Hacker News new | ask | show | jobs
by lambdadmitry 3435 days ago
> If you follow the money, it's easy to see why the US has focused its research on high-tech petrochemical fertilizer farming and GMOs. You can sell proprietary fertilizers, herbicides, insecticides, and seeds, but it's much harder to monetize new farming techniques.

I believe this means that you are not aware of the work of Norman Borlaug [1] [2]. Basically the very fact that we don't have famines now in places like India, Pakistan and Mexico is due to his and his group's work on intensive agriculture, which was mostly about farming techniques, government practices and setting up local fertilizer productions.

Moreover, it seems that you somehow look down to fertilizers. There is nothing wrong or inherently "non-green" in fixing nitrogen into nitrate fertilizers, you can easily do this with solar energy.

[1]: https://en.wikipedia.org/wiki/Norman_Borlaug

[2]: https://en.wikipedia.org/wiki/Green_Revolution

1 comments

Right, I've heard the Western narrative on Norman Borlaug and the "Green Revolution".

I'd highly encourage you to read through the work of Vandana Shiva. [1] She'll provide a well-researched, critical view as an actual stakeholder in India's food system.

I look down upon petro-chemical fertilizers because of their disastrous effects on the environment and food security. Happy to elaborate, but Dr. Shiva work does it better.

[1] http://vandanashiva.com/?p=291

You keep throwing the phrase "petro-chemical fertilizers" around but I can't see how it can make sense except for denigrating the concept and spreading FUD (which is counterproductive). Ammonia is just NH3 and there is nothing "petro" (i.e. hydrocarbons) in it, that hydrogen can be obtained anywhere and the nitrogen is literally around you.

Can you please elaborate on how fixing nitrogen on industrial scale is "disastrous"? What difference do you see between bio-available nitrogen that originated in root nodules and chemical reactor?

> You keep throwing the phrase "petro-chemical fertilizers"...

Given that most fertilizers are composed of chemicals derived from petroleum, it's accurate. I don't use the term "conventional farming" because these techniques are extremely modern.

> Can you please elaborate on how fixing nitrogen on industrial scale is "disastrous"

To be clear, fixing nitrogen is fine, bacteria do this already naturally. The problem with fertilizers used at the industrial scale is that they end up ruining local water supplies + killing local ecosystem of bacteria and insects [1]. After a few years of using industrial fertilizers, famers end up ruining their soil and end up being dependent on fertilizer suppliers for future crops.

[1] https://www.scientificamerican.com/article/how-fertilizers-h...

> most fertilizers are composed of chemicals derived from petroleum

Can you please elaborate further? Yep, in a lot of cases hydrogen for ammonia comes from natural gas.
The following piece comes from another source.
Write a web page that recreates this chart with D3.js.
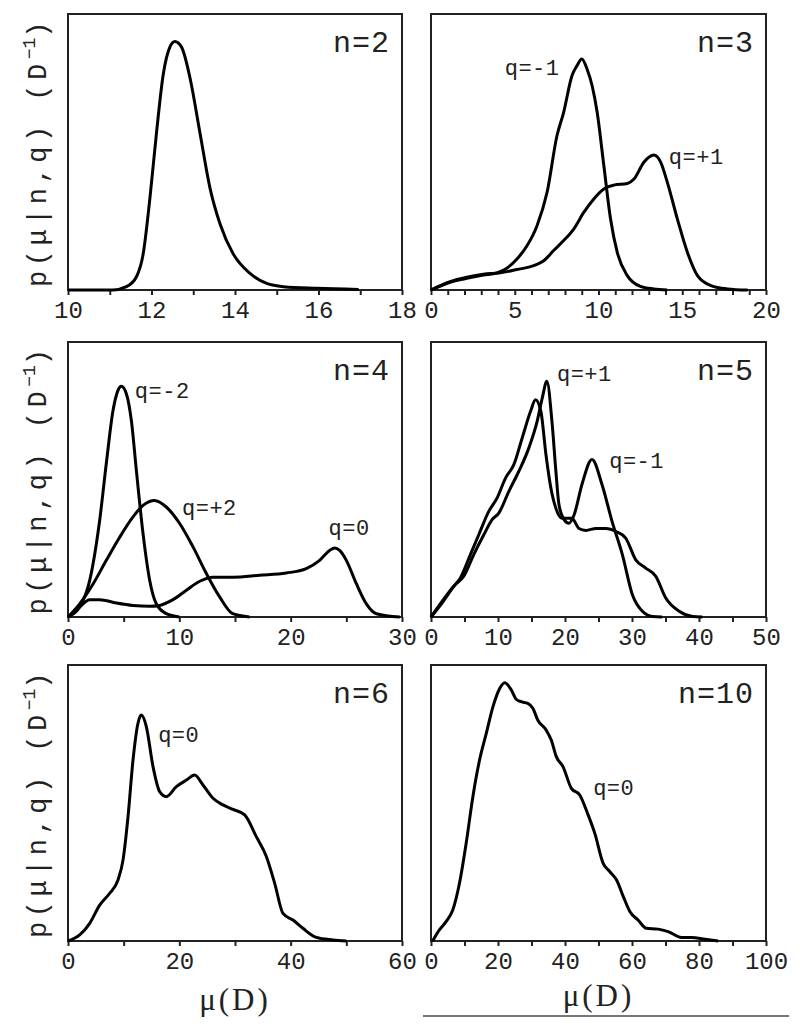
<!DOCTYPE html>
<html><head><meta charset="utf-8">
<script src="https://cdn.jsdelivr.net/npm/d3@7"></script>
<style>
html,body{margin:0;padding:0;background:#fff;}
text{font-family:"Liberation Mono","DejaVu Sans Mono",monospace;fill:#222;}
</style></head>
<body><svg id="chart" width="800" height="1032"></svg>
<script>
// ---------- data (mu in Debye, relative density) ----------
const n2_q = [[10,0],[11.08,0],[11.4,0.012],[11.64,0.048],[11.8,0.13],[11.96,0.33],[12.12,0.57],[12.28,0.78],[12.44,0.88],[12.56,0.9],[12.72,0.88],[12.92,0.77],[13.16,0.57],[13.4,0.37],[13.64,0.24],[13.96,0.13],[14.36,0.06],[14.76,0.024],[15.16,0.012],[15.96,0.006],[16.96,0.002]];

const n3_qm1 = [[0,0],[1.14,0.028],[2.14,0.042],[3.13,0.054],[3.93,0.062],[4.53,0.079],[5.13,0.112],[5.73,0.16],[6.33,0.233],[6.93,0.354],[7.52,0.559],[7.92,0.644],[8.42,0.777],[8.72,0.813],[9.0,0.837],[9.32,0.8],[9.62,0.74],[9.92,0.644],[10.32,0.45],[10.72,0.257],[11.12,0.136],[11.72,0.052],[12.5,0.013],[13.3,0.004],[14.1,0]];
const n3_qp1 = [[0,0],[1.14,0.03],[2.14,0.046],[3.13,0.057],[4.13,0.062],[5.13,0.074],[6.13,0.088],[6.73,0.106],[7.32,0.143],[7.92,0.179],[8.52,0.221],[9.12,0.281],[9.72,0.33],[10.32,0.366],[10.92,0.38],[11.72,0.386],[12.12,0.402],[12.71,0.463],[13.31,0.489],[13.71,0.463],[14.11,0.39],[14.71,0.257],[15.31,0.136],[15.91,0.052],[16.71,0.016],[17.7,0.004],[18.9,0]];

const n4_qm2 = [[0,0],[1.05,0.036],[1.95,0.133],[2.84,0.35],[3.44,0.558],[4.04,0.75],[4.49,0.824],[4.79,0.839],[5.24,0.812],[5.69,0.715],[6.14,0.533],[6.74,0.303],[7.34,0.133],[7.93,0.048],[8.83,0.012],[10,0]];
const n4_qp2 = [[0,0],[1.05,0.048],[2.25,0.12],[3.44,0.206],[4.64,0.29],[5.84,0.364],[6.74,0.406],[7.78,0.424],[8.83,0.4],[10.03,0.34],[11.23,0.255],[12.43,0.158],[13.62,0.073],[14.8,0.012],[16.3,0]];
const n4_q0 = [[0,0],[1.05,0.036],[1.95,0.063],[2.84,0.063],[4.34,0.051],[5.84,0.042],[7.34,0.039],[8.23,0.042],[9.43,0.063],[10.63,0.097],[11.83,0.13],[13.02,0.145],[14.82,0.145],[17.2,0.152],[19.6,0.16],[21.4,0.176],[22.6,0.206],[23.5,0.242],[23.95,0.251],[24.4,0.242],[25,0.206],[25.9,0.121],[26.8,0.048],[27.7,0.012],[29.8,0]];

const n5_a = [[0,0],[1.65,0.057],[3.14,0.105],[4.39,0.142],[5.88,0.227],[7.13,0.299],[8.62,0.384],[9.87,0.433],[11.12,0.505],[12.36,0.554],[13.61,0.651],[14.86,0.748],[15.6,0.79],[16.4,0.748],[17.15,0.592],[17.9,0.468],[18.64,0.395],[19.54,0.359],[21.04,0.359],[22.08,0.322],[23.13,0.315],[24.63,0.322],[26.12,0.322],[27.6,0.311],[29.06,0.287],[30.56,0.208],[32.05,0.178],[33.55,0.148],[35.04,0.069],[37.04,0.021],[39.03,0.002],[40.5,0]];
const n5_b = [[0,0],[1.65,0.051],[3.64,0.118],[4.89,0.148],[6.38,0.227],[7.88,0.299],[9.12,0.354],[10.12,0.378],[11.62,0.457],[13.11,0.53],[14.61,0.615],[15.85,0.712],[16.6,0.796],[17.3,0.857],[18.05,0.712],[18.64,0.53],[19.09,0.41],[19.84,0.355],[20.59,0.341],[21.34,0.37],[22.53,0.482],[24.03,0.573],[25.52,0.482],[27.02,0.348],[28.56,0.227],[30.06,0.081],[31.55,0.021],[33.05,0.002],[34.5,0]];

const n6_q0 = [[0,0],[2.1,0.022],[3.9,0.064],[5.69,0.13],[7.49,0.173],[8.98,0.221],[9.88,0.293],[10.78,0.45],[11.68,0.656],[12.57,0.789],[13.17,0.819],[14.07,0.777],[15.27,0.632],[16.47,0.541],[17.66,0.523],[19.46,0.559],[21.26,0.583],[22.75,0.601],[24.25,0.565],[26.05,0.517],[27.84,0.493],[29.64,0.477],[31.74,0.457],[33.83,0.378],[35.63,0.306],[37.13,0.209],[38.62,0.1],[40.42,0.076],[42.2,0.046],[44.6,0.013],[47.6,0.004],[50,0]];

const n10_q0 = [[0.5,0],[2.5,0.04],[4.5,0.07],[6.5,0.112],[8.5,0.209],[10.5,0.354],[12.5,0.523],[14.5,0.656],[16.5,0.752],[18.5,0.849],[20.5,0.915],[22,0.936],[24,0.909],[25.4,0.876],[26.9,0.867],[28.9,0.861],[30.4,0.843],[31.9,0.8],[34.4,0.764],[35.9,0.728],[37.4,0.668],[39.4,0.632],[41.9,0.553],[44.4,0.529],[46.9,0.457],[48.9,0.39],[51.4,0.281],[53.4,0.251],[55.4,0.221],[57.4,0.161],[59.4,0.106],[61.8,0.076],[64.3,0.046],[67.8,0.043],[70.8,0.034],[74.8,0.013],[77.8,0.013],[81.8,0.006],[85.7,0]];

// axis domains, tick steps and label steps
const panelTitles = ["n=2","n=3","n=4","n=5","n=6","n=10"];
const xDomains = [[10,18],[0,20],[0,30],[0,50],[0,60],[0,100]];
const tickSteps = [1,1,5,5,10,10];
const labelSteps = [2,5,10,10,20,20];
const seriesByPanel = [[n2_q],[n3_qm1,n3_qp1],[n4_qm2,n4_qp2,n4_q0],[n5_a,n5_b],[n6_q0],[n10_q0]];
// curve annotations: [text, mu, density]
const annotations = [
  [],
  [["q=-1",4.4,0.78],["q=+1",14.2,0.457]],
  [["q=-2",6.0,0.796],["q=+2",10.24,0.37],["q=0",23.4,0.298]],
  [["q=+1",18.8,0.858],["q=-1",26.6,0.542]],
  [["q=0",16.2,0.72]],
  [["q=0",48.4,0.53]]
];
const yLabel = "p(\u03bc|n,q) (D";
const xLabel = "\u03bc(D)";

// ---------- layout ----------
const colX = [[68,402],[431,766]];
const rowY = [[14,290],[342,617],[665,941]];

const svg = d3.select("#chart");
svg.append("rect").attr("width",800).attr("height",1032).attr("fill","#fff");

panelTitles.forEach((title,i)=>{
  const col = i%2, row = Math.floor(i/2);
  const [x0,x1] = colX[col], [y0,y1] = rowY[row];
  const x = d3.scaleLinear().domain(xDomains[i]).range([x0,x1]);
  const y = d3.scaleLinear().domain([0,1]).range([y1,y0]);
  const g = svg.append("g");

  const [d0,d1] = xDomains[i];
  const ticks = d3.range(d0, d1+1e-9, tickSteps[i]);
  const ax = g.append("g").attr("transform",`translate(0,${y1})`)
    .call(d3.axisBottom(x).tickValues(ticks).tickSize(5).tickPadding(6)
      .tickFormat(v => (Math.abs(((v-d0)/labelSteps[i]) - Math.round((v-d0)/labelSteps[i]))<1e-6) ? d3.format("d")(v) : ""));
  ax.select(".domain").remove();
  ax.selectAll(".tick line").attr("stroke","#222").attr("stroke-width",2);
  ax.selectAll(".tick text").style("font-size","24px").attr("fill","#222");

  g.append("rect").attr("x",x0).attr("y",y0).attr("width",x1-x0).attr("height",y1-y0)
    .attr("fill","none").attr("stroke","#222").attr("stroke-width",2);

  const line = d3.line().x(d=>x(d[0])).y(d=>y(d[1])).curve(d3.curveMonotoneX);
  seriesByPanel[i].forEach(s=>{
    g.append("path").datum(s).attr("d",line).attr("fill","none")
      .attr("stroke","#000").attr("stroke-width",3).attr("stroke-linejoin","round");
  });

  g.append("text").attr("x",x1-12).attr("y",y0+38).attr("text-anchor","end")
    .style("font-size","30px").style("letter-spacing","1px").text(title);

  annotations[i].forEach(a=>{
    g.append("text").attr("x",x(a[1])).attr("y",y(a[2]))
      .style("font-size","22px").style("letter-spacing","0.5px").text(a[0]);
  });

  if(col===0){
    const cy = (y0+y1)/2;
    const t = svg.append("text").attr("transform",`translate(46,${cy}) rotate(-90)`)
      .attr("text-anchor","middle").style("font-size","27px").style("letter-spacing","4.5px");
    t.append("tspan").text(yLabel);
    t.append("tspan").attr("dy",-11).style("font-size","18px").style("letter-spacing","0px").text("\u22121");
    t.append("tspan").attr("dy",11).text(")");
  }
  if(row===2){
    svg.append("text").attr("x",(x0+x1)/2).attr("y",col===0?1010:1006).attr("text-anchor","middle")
      .style("font-size","31px").style("font-family","'Liberation Serif','DejaVu Serif',serif").style("letter-spacing","3px")
      .text(xLabel);
  }
});
svg.append("line").attr("x1",423).attr("x2",789).attr("y1",1016).attr("y2",1016)
  .attr("stroke","#777").attr("stroke-width",2);
</script></body></html>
Nope, it doesn't have to be, in fact you can easily get it from water. What other "chemicals" do you have in mind?

> because these techniques are extremely modern

They are, but the concept of "not dying of famine" is also pretty modern if you consider an overall population.

> The problem with fertilizers… killing local ecosystem of bacteria and insects

I believe you confuse fertilizers with pesticides.
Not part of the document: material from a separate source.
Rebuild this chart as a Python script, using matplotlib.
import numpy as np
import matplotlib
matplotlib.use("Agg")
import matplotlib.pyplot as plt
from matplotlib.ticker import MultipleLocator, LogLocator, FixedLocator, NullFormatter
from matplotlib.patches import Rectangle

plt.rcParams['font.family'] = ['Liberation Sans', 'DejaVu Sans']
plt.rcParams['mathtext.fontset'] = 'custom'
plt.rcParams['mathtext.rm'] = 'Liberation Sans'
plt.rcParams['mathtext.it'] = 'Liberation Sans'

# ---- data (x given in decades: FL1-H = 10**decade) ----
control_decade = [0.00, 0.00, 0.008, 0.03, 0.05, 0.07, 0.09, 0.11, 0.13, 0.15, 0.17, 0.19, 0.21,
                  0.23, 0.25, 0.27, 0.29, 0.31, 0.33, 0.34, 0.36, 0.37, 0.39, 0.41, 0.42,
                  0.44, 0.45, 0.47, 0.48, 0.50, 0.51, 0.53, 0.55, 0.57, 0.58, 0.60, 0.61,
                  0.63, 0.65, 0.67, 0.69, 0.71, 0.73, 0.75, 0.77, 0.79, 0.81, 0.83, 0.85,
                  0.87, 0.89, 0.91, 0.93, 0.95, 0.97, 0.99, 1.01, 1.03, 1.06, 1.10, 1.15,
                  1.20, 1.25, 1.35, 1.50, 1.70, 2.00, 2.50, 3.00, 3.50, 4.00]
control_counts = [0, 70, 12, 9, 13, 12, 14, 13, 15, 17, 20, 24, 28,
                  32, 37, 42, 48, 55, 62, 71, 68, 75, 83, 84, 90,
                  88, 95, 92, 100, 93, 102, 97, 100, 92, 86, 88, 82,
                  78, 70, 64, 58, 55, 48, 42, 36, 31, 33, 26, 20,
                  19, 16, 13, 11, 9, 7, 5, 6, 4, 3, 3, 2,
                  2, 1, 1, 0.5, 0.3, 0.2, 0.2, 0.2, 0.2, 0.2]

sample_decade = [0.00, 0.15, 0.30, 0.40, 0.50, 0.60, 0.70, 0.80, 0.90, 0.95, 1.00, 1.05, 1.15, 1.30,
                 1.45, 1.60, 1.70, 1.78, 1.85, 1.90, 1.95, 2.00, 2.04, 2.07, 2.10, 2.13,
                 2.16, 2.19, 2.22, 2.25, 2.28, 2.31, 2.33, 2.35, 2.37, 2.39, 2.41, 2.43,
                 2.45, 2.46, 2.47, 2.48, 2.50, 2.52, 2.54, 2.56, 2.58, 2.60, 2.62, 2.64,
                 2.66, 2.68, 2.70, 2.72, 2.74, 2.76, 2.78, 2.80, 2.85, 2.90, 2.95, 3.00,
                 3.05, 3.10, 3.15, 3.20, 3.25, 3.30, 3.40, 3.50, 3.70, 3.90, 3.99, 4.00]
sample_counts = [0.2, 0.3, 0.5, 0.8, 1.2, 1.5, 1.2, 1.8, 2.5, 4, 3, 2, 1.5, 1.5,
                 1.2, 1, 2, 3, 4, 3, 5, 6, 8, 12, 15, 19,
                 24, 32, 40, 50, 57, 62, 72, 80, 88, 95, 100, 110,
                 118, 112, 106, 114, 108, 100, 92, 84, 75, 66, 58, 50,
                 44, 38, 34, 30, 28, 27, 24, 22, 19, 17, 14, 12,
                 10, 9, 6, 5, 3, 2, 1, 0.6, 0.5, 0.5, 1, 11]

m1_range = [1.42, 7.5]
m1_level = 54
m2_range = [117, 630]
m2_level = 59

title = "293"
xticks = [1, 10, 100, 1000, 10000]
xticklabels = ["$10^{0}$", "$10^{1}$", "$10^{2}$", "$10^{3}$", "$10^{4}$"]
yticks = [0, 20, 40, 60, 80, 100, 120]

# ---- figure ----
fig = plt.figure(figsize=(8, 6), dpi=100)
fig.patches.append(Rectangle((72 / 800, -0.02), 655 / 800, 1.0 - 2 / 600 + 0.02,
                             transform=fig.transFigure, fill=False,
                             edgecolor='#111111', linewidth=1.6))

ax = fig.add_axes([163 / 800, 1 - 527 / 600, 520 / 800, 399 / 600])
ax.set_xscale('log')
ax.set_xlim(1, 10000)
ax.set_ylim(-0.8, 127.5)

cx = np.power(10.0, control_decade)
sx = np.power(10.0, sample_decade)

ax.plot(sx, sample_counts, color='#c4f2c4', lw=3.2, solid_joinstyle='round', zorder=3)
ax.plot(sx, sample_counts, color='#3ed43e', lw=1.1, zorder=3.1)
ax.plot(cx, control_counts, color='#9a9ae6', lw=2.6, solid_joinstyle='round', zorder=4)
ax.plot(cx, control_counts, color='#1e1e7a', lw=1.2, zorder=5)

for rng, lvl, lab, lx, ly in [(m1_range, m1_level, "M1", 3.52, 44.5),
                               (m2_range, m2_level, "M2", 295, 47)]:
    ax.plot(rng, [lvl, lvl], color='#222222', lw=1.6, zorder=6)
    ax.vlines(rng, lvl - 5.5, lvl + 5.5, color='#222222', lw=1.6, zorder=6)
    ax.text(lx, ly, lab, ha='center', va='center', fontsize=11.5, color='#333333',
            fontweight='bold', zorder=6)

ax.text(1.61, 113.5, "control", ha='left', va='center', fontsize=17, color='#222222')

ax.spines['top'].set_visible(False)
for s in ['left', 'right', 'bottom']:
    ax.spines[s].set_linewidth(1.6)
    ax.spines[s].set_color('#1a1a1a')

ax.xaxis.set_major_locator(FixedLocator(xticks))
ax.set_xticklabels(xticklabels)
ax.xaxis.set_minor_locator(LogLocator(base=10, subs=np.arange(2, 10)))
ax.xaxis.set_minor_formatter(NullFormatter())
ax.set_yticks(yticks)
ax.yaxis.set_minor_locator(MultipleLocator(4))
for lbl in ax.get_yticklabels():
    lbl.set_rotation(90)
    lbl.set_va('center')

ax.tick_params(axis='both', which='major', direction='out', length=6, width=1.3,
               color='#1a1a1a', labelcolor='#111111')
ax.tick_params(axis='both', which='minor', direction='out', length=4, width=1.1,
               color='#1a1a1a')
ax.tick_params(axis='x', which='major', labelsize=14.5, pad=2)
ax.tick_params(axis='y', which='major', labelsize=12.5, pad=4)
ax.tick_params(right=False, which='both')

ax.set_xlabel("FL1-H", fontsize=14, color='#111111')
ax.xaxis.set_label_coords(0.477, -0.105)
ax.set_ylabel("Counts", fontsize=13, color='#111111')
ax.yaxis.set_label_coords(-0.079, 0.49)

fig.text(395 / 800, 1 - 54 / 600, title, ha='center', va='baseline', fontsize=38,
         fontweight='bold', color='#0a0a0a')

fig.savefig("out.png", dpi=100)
The nitrogen in the fertilizer is creating dead zones: https://www.scientificamerican.com/article/fertilizer-runoff...

A quick googling will show many scholarly papers and articles describing this.

I just listened to a podcast (50 things that made the modern economy http://www.bbc.co.uk/programmes/p04f77rg) about the Haber-Bosch process https://en.wikipedia.org/wiki/Haber_process

According to the podcast and the wiki page, the current source of hydrogen for ammonia is natural gas. Additionally the process is energy-intensive, using high temperature and pressure.
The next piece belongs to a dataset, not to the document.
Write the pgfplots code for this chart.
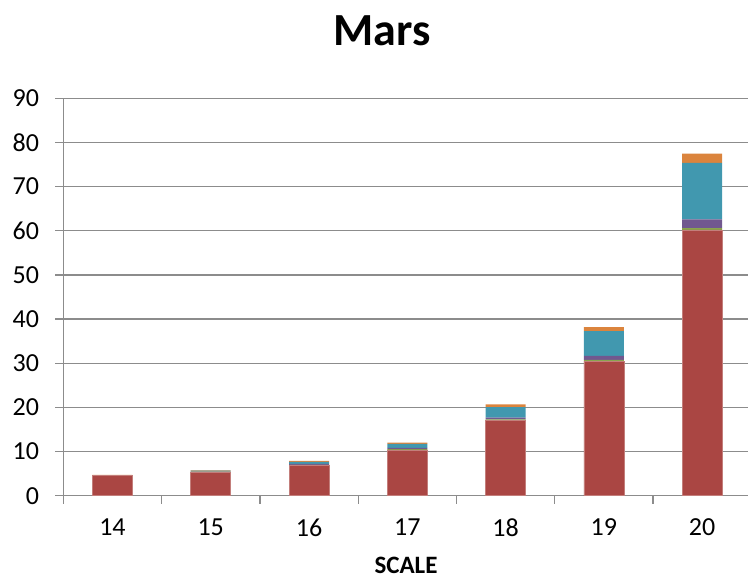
\documentclass[border=0pt]{standalone}
\usepackage{fontspec}
\setmainfont{Carlito}
\usepackage{pgfplots}
\pgfplotsset{compat=1.18}

\definecolor{sRed}{HTML}{AA4643}
\definecolor{sGreen}{HTML}{89A54E}
\definecolor{sPurple}{HTML}{71588F}
\definecolor{sBlue}{HTML}{4198AF}
\definecolor{sOrange}{HTML}{DB843D}
\definecolor{axisgray}{HTML}{8C8C8C}

\begin{document}
\begin{tikzpicture}[x=1pt,y=1pt]
\useasboundingbox (0,0) rectangle (748,579);
\begin{axis}[
  at={(63.3pt,83.2pt)}, anchor=south west,
  scale only axis, width=688pt, height=397.5pt,
  ybar stacked, bar width=40pt,
  xmin=-0.5, xmax=6.5, ymin=0, ymax=90,
  xtick={0,...,6}, xticklabels={14,15,16,17,18,19,20},
  minor xtick={-0.5,0.5,...,6.5},
  ytick={0,10,...,90},
  axis x line*=bottom, axis y line*=left,
  axis line style={color=axisgray, line width=1.3pt},
  ymajorgrids, grid style={color=axisgray, line width=1.3pt},
  tick align=outside,
  major tick length=8pt, minor tick length=8pt,
  x tick style={draw=none},
  minor x tick style={draw=axisgray, line width=1.3pt},
  y tick style={color=axisgray, line width=1.3pt},
  /pgf/number format/assume math mode=true,
  ticklabel style={font=\fontsize{26}{30}\selectfont, inner sep=0pt},
  yticklabel style={anchor=east, xshift=-16pt},
  xticklabel style={anchor=north, yshift=-15pt},
  every axis plot/.append style={line width=0.6pt},
]
\addplot[fill=sRed, draw=sRed!70!white] coordinates {(0,4.6) (1,5.4) (2,6.9) (3,10.4) (4,17.0) (5,30.5) (6,60.2)};
\addplot[fill=sGreen, draw=none] coordinates {(0,0.02) (1,0.05) (2,0.1) (3,0.15) (4,0.3) (5,0.3) (6,0.4)};
\addplot[fill=sPurple, draw=none] coordinates {(0,0.03) (1,0.1) (2,0.2) (3,0.3) (4,0.4) (5,0.9) (6,2.0)};
\addplot[fill=sBlue, draw=none] coordinates {(0,0.03) (1,0.15) (2,0.5) (3,0.9) (4,2.4) (5,5.6) (6,12.8)};
\addplot[fill=sOrange, draw=none] coordinates {(0,0.03) (1,0.1) (2,0.2) (3,0.3) (4,0.6) (5,0.9) (6,2.1)};
\end{axis}
\node[anchor=base, inner sep=0pt, font=\fontsize{46}{50}\selectfont\bfseries] at (382,533.5) {Mars};
\node[anchor=base, inner sep=0pt, font=\fontsize{25}{28}\selectfont\bfseries] at (406,5) {SCALE};
\end{tikzpicture}
\end{document}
These things don't necessarily make it mandatory that it's petro-chemical, but due to the way we currently run it it is.

And the current source of electricity that runs HN is most probably fossil fuels. Does it make HN "petro-website"? It's clearly a derogatory term that serves no constructive purpose. I believe we should strive for zero-emission hydrogen production (which is clearly possible given that hydrogen can be easily used to utilize excessive production from "green" sources) instead of pushing luddite worldview.
The key point of my post was "the current source of hydrogen for ammonia is natural gas" It can be made from other sources, but it is not. Hence petro-chemical. Like plastic or nylon.